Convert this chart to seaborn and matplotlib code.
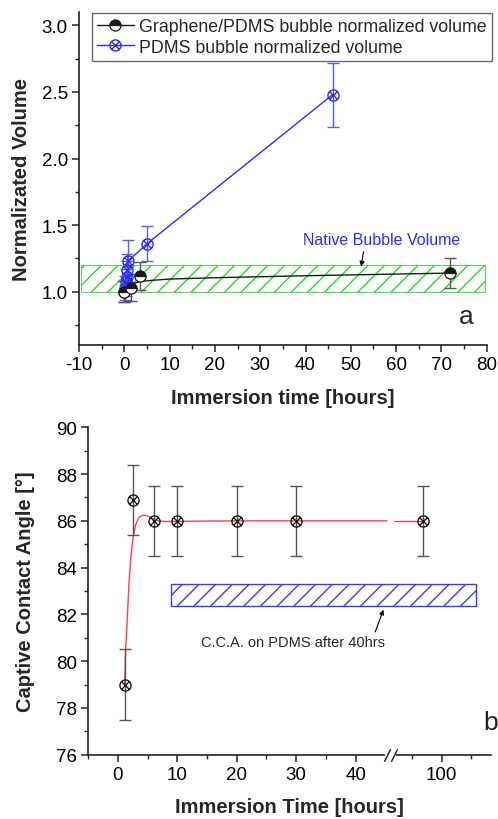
import numpy as np
import pandas as pd
import matplotlib
matplotlib.use("Agg")
import matplotlib.pyplot as plt
import matplotlib.transforms as mtransforms
import seaborn as sns
from matplotlib.path import Path
from matplotlib.patches import Rectangle
from matplotlib.lines import Line2D
from matplotlib.ticker import FixedLocator, MultipleLocator

# ---------------- data: panel a ----------------
pdms_time = [0.0, 0.15, 0.3, 0.5, 0.65, 0.83, 5.0, 46.0]
pdms_vol = [1.00, 1.03, 1.07, 1.11, 1.16, 1.23, 1.36, 2.48]
pdms_err = [0.08, 0.09, 0.10, 0.12, 0.12, 0.155, 0.13, 0.24]

gr_time = [0.0, 1.5, 3.5, 72.0]
gr_vol = [1.00, 1.03, 1.115, 1.14]
gr_err = [0.08, 0.10, 0.105, 0.11]

gr_fit_time = [0.0, 0.5, 1.0, 1.5, 2.0, 3.0, 4.0, 6.0, 10.0, 20.0, 40.0, 72.0]
gr_fit_vol = [1.00, 1.03, 1.045, 1.055, 1.062, 1.072, 1.078, 1.085, 1.095, 1.105, 1.12, 1.14]

native_low, native_high = 1.0, 1.2

# ---------------- data: panel b ----------------
cca_time = [1.1, 2.5, 6.0, 10.0, 20.0, 30.0, 96.8]
cca_angle = [79.0, 86.9, 86.0, 86.0, 86.0, 86.0, 86.0]
cca_err = [1.5, 1.5, 1.5, 1.5, 1.5, 1.5, 1.5]

cca_fit_time = [1.13, 1.29, 1.45, 1.58, 1.72, 1.85, 2.0, 2.13, 2.28, 2.42, 2.55, 2.69, 2.83,
                2.97, 3.25, 3.53, 3.95, 4.37, 4.94, 5.35, 5.78, 6.3, 6.9, 8.0, 10.0, 20.0,
                30.0, 45.3, 91.9, 96.8]
cca_fit_angle = [79.0, 80.5, 81.25, 81.9, 82.65, 83.34, 83.87, 84.33, 84.72, 85.04, 85.27,
                 85.46, 85.65, 85.82, 86.0, 86.14, 86.21, 86.24, 86.21, 86.16, 86.1, 86.04,
                 86.0, 85.97, 85.98, 86.0, 86.0, 86.0, 86.0, 86.0]
cca_fit_segment = [0] * 28 + [1] * 2

pdms_cca_low, pdms_cca_high = 82.35, 83.3
pdms_cca_t0, pdms_cca_t1 = 9.0, 105.7

# ---------------- style ----------------
sns.set_style("ticks")
plt.rcParams["font.family"] = ["Liberation Sans", "DejaVu Sans"]
plt.rcParams["hatch.linewidth"] = 1.0

BLUE = "#2b2bff"
BLACK = "#1a1a1a"
GREY = "#555555"
GREEN = "#22dd22"
RED = "#ff4040"

# circle with an X inside
_circ = Path.unit_circle()
_d = 0.72
_x1 = Path([(-_d, -_d), (_d, _d)], [Path.MOVETO, Path.LINETO])
_x2 = Path([(-_d, _d), (_d, -_d)], [Path.MOVETO, Path.LINETO])
OTIMES = Path.make_compound_path(_circ, _x1, _x2)

fig = plt.figure(figsize=(4.98, 8.20), dpi=100)
W, H = 498.0, 820.0
ax1 = fig.add_axes([79 / W, 1 - 346 / H, (486.7 - 79) / W, (346 - 13) / H])
ax2 = fig.add_axes([88.3 / W, 1 - 755.7 / H, (491 - 88.3) / W, (755.7 - 428.3) / H])

TICK_FS = 13.5
LABEL_FS = 14.5

# ================= panel a =================
ax1.add_patch(Rectangle((-9.6, native_low), 89.3, native_high - native_low,
                        facecolor="none", edgecolor=GREEN, hatch="//", lw=0.6, zorder=1))

df_pdms = pd.DataFrame({"t": pdms_time, "v": pdms_vol})
sns.lineplot(data=df_pdms, x="t", y="v", ax=ax1, color=BLUE, lw=1.0,
             estimator=None, sort=False, zorder=3)
ax1.errorbar(pdms_time, pdms_vol, yerr=pdms_err, fmt="none", ecolor="#5a5aff",
             elinewidth=1.0, capsize=4.5, capthick=1.0, zorder=3)
ax1.plot(pdms_time, pdms_vol, ls="none", marker=OTIMES, ms=8, mfc="none",
         mec=BLUE, mew=1.0, zorder=4)

df_fit = pd.DataFrame({"t": gr_fit_time, "v": gr_fit_vol})
sns.lineplot(data=df_fit, x="t", y="v", ax=ax1, color=BLACK, lw=1.0,
             estimator=None, zorder=3)
ax1.errorbar(gr_time, gr_vol, yerr=gr_err, fmt="none", ecolor=GREY,
             elinewidth=1.0, capsize=4.5, capthick=1.0, zorder=3)
ax1.plot(gr_time, gr_vol, ls="none", marker="o", ms=8, fillstyle="top",
         mfc=BLACK, mfcalt="white", mec=BLACK, mew=0.9, zorder=4)

ax1.set_xlim(-10, 80)
ax1.set_ylim(0.6, 3.1)
ax1.xaxis.set_major_locator(MultipleLocator(10))
ax1.xaxis.set_minor_locator(MultipleLocator(5))
ax1.yaxis.set_major_locator(FixedLocator([1.0, 1.5, 2.0, 2.5, 3.0]))
ax1.yaxis.set_minor_locator(MultipleLocator(0.25))
ax1.set_xticklabels([f"{int(v)}" for v in ax1.get_xticks()])
ax1.set_yticklabels([f"{v:.1f}" for v in ax1.get_yticks()])
ax1.set_xlabel("Immersion time [hours]", fontsize=LABEL_FS, fontweight="bold", labelpad=11)
ax1.set_ylabel("Normalizated Volume", fontsize=LABEL_FS, fontweight="bold", labelpad=8)

ax1.text(56.8, 1.39, "Native Bubble Volume", color=BLUE, fontsize=11.5,
         ha="center", va="center")
ax1.annotate("", xy=(52.3, 1.19), xytext=(52.8, 1.30),
             arrowprops=dict(arrowstyle="-|>", color="black", lw=0.8,
                             mutation_scale=7, shrinkA=0, shrinkB=0))
ax1.text(75.5, 0.82, "a", fontsize=19, ha="center", va="center")

handles = [
    Line2D([], [], color=BLACK, lw=1.0, marker="o", ms=8, fillstyle="top",
           mfc=BLACK, mfcalt="white", mec=BLACK, mew=0.9),
    Line2D([], [], color=BLUE, lw=1.0, marker=OTIMES, ms=8, mfc="none",
           mec=BLUE, mew=1.0),
]
leg = ax1.legend(handles, ["Graphene/PDMS bubble normalized volume",
                           "PDMS bubble normalized volume"],
                 loc="upper left", bbox_to_anchor=(91.7 / W, 1 - 14 / H),
                 bbox_transform=fig.transFigure, borderaxespad=0,
                 fontsize=12.8, frameon=True, fancybox=False, handlelength=2.1,
                 handletextpad=0.3, borderpad=0.28, labelspacing=0.2)
leg.get_frame().set_edgecolor("#444444")
leg.get_frame().set_linewidth(1.0)

# ================= panel b (broken x axis) =================
B1, B2 = 45.3, 91.9
SHIFT = 45.5
SLOPE = ((B2 - SHIFT) - B1) / (B2 - B1)


def fwd(x):
    x = np.asarray(x, dtype=float)
    return np.where(x <= B1, x, np.where(x >= B2, x - SHIFT, B1 + (x - B1) * SLOPE))


def inv(y):
    y = np.asarray(y, dtype=float)
    yb2 = B2 - SHIFT
    return np.where(y <= B1, y, np.where(y >= yb2, y + SHIFT, B1 + (y - B1) / SLOPE))


ax2.set_xscale("function", functions=(fwd, inv))

ax2.add_patch(Rectangle((pdms_cca_t0, pdms_cca_low), pdms_cca_t1 - pdms_cca_t0,
                        pdms_cca_high - pdms_cca_low, facecolor="none",
                        edgecolor="#3a3aff", hatch="//", lw=1.0, zorder=1))

df_cfit = pd.DataFrame({"t": cca_fit_time, "a": cca_fit_angle, "seg": cca_fit_segment})
sns.lineplot(data=df_cfit, x="t", y="a", units="seg", estimator=None, ax=ax2,
             color=RED, lw=1.0, zorder=3)
ax2.errorbar(cca_time, cca_angle, yerr=cca_err, fmt="none", ecolor=GREY,
             elinewidth=1.0, capsize=4.5, capthick=1.0, zorder=3)
ax2.plot(cca_time, cca_angle, ls="none", marker=OTIMES, ms=8, mfc="none",
         mec=BLACK, mew=1.0, zorder=4)

ax2.set_xlim(-5, 108.3)
ax2.set_ylim(76, 90)
ax2.xaxis.set_major_locator(FixedLocator([0, 10, 20, 30, 40, 100]))
ax2.xaxis.set_minor_locator(FixedLocator([-5, 5, 15, 25, 35, 95, 105]))
ax2.set_xticklabels(["0", "10", "20", "30", "40", "100"])
ax2.yaxis.set_major_locator(MultipleLocator(2))
ax2.yaxis.set_minor_locator(MultipleLocator(1))
ax2.set_yticklabels([f"{int(v)}" for v in ax2.get_yticks()])
ax2.set_xlabel("Immersion Time [hours]", fontsize=LABEL_FS, fontweight="bold", labelpad=10.5)
ax2.set_ylabel("Captive Contact Angle [°]", fontsize=LABEL_FS, fontweight="bold", labelpad=15.5)

ax2.text(29.4, 80.8, "C.C.A. on PDMS after 40hrs", fontsize=10.5,
         ha="center", va="center")
ax2.annotate("", xy=(44.7, 82.2), xytext=(43.3, 81.25),
             arrowprops=dict(arrowstyle="-|>", color="black", lw=0.8,
                             mutation_scale=7, shrinkA=0, shrinkB=0))
ax2.text(108.3, 77.4, "b", fontsize=19, ha="center", va="center", clip_on=False)

# break marks on the x axis
blend = mtransforms.blended_transform_factory(ax2.transData, ax2.transAxes)
ax2.plot([B1, B2], [0, 0], color="white", lw=3, transform=blend, clip_on=False, zorder=10)
SLASH = Path([(-0.5, -1.0), (0.5, 1.0)], [Path.MOVETO, Path.LINETO])
ax2.plot([B1, B2], [0, 0], ls="none", marker=SLASH, ms=9, mec=BLACK, mew=1.0,
         transform=blend, clip_on=False, zorder=11)

for ax in (ax1, ax2):
    sns.despine(ax=ax)
    for s in ("left", "bottom"):
        ax.spines[s].set_linewidth(1.2)
        ax.spines[s].set_color("#222222")
    ax.tick_params(which="major", direction="out", length=5, width=1.1,
                   labelsize=TICK_FS, colors="#222222", pad=3)
    ax.tick_params(which="minor", direction="out", length=3, width=1.0,
                   colors="#222222")
    ax.tick_params(axis="both", labelcolor="black")

fig.savefig("out.png", dpi=100)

##############################

→ What this task involves: Starting with the first line of the data above and ending with the line containing "from matplotlib.ticker import", please restate every line exactly, leaving images out.

→ The answer:
Convert this chart to seaborn and matplotlib code.
import numpy as np
import pandas as pd
import matplotlib
matplotlib.use("Agg")
import matplotlib.pyplot as plt
import matplotlib.transforms as mtransforms
import seaborn as sns
from matplotlib.path import Path
from matplotlib.patches import Rectangle
from matplotlib.lines import Line2D
from matplotlib.ticker import FixedLocator, MultipleLocator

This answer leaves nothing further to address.